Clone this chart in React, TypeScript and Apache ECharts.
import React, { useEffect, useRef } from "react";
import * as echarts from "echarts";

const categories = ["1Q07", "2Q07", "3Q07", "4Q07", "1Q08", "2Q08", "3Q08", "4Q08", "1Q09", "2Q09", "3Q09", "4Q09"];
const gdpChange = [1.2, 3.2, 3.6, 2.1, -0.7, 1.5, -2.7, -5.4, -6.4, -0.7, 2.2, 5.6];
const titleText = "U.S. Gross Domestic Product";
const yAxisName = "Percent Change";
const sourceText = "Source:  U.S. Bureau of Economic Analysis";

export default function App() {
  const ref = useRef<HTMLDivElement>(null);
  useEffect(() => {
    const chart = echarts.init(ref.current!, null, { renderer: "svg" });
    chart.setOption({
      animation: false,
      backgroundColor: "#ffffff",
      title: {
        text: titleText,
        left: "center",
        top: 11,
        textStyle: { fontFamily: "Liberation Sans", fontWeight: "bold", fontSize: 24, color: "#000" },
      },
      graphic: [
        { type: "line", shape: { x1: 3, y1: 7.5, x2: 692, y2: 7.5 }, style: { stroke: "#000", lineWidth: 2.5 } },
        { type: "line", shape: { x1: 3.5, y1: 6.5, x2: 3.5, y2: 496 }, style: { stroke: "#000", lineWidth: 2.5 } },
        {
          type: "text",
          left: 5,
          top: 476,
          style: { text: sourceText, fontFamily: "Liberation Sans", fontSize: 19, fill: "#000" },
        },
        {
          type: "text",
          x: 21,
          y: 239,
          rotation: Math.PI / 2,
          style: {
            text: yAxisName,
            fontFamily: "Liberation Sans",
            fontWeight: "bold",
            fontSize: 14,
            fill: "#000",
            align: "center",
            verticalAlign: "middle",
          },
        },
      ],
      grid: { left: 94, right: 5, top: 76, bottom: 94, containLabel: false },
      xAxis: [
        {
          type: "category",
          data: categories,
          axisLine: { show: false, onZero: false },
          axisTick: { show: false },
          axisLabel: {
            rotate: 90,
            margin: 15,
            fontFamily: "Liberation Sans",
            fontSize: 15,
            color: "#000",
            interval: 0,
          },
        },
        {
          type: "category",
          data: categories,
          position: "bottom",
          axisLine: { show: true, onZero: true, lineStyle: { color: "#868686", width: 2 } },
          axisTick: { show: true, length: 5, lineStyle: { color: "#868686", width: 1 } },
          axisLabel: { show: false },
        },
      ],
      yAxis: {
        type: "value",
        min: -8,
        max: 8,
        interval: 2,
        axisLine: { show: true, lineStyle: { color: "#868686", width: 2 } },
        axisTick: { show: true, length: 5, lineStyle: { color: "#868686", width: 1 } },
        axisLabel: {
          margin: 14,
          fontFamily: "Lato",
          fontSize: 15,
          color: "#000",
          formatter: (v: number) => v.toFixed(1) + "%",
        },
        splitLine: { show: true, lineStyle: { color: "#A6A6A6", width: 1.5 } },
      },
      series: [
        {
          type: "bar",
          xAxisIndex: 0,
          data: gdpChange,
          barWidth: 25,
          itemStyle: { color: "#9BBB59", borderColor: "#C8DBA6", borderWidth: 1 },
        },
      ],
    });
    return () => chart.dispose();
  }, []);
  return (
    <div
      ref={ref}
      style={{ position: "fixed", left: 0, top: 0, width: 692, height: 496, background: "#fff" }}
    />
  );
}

Short problem:
Emit, unaltered, the lines from the top of the listing down through the line that holds "U.S. Bureau of"; emit nothing else.

Response to this exercise:
Clone this chart in React, TypeScript and Apache ECharts.
import React, { useEffect, useRef } from "react";
import * as echarts from "echarts";

const categories = ["1Q07", "2Q07", "3Q07", "4Q07", "1Q08", "2Q08", "3Q08", "4Q08", "1Q09", "2Q09", "3Q09", "4Q09"];
const gdpChange = [1.2, 3.2, 3.6, 2.1, -0.7, 1.5, -2.7, -5.4, -6.4, -0.7, 2.2, 5.6];
const titleText = "U.S. Gross Domestic Product";
const yAxisName = "Percent Change";
const sourceText = "Source:  U.S. Bureau of Economic Analysis";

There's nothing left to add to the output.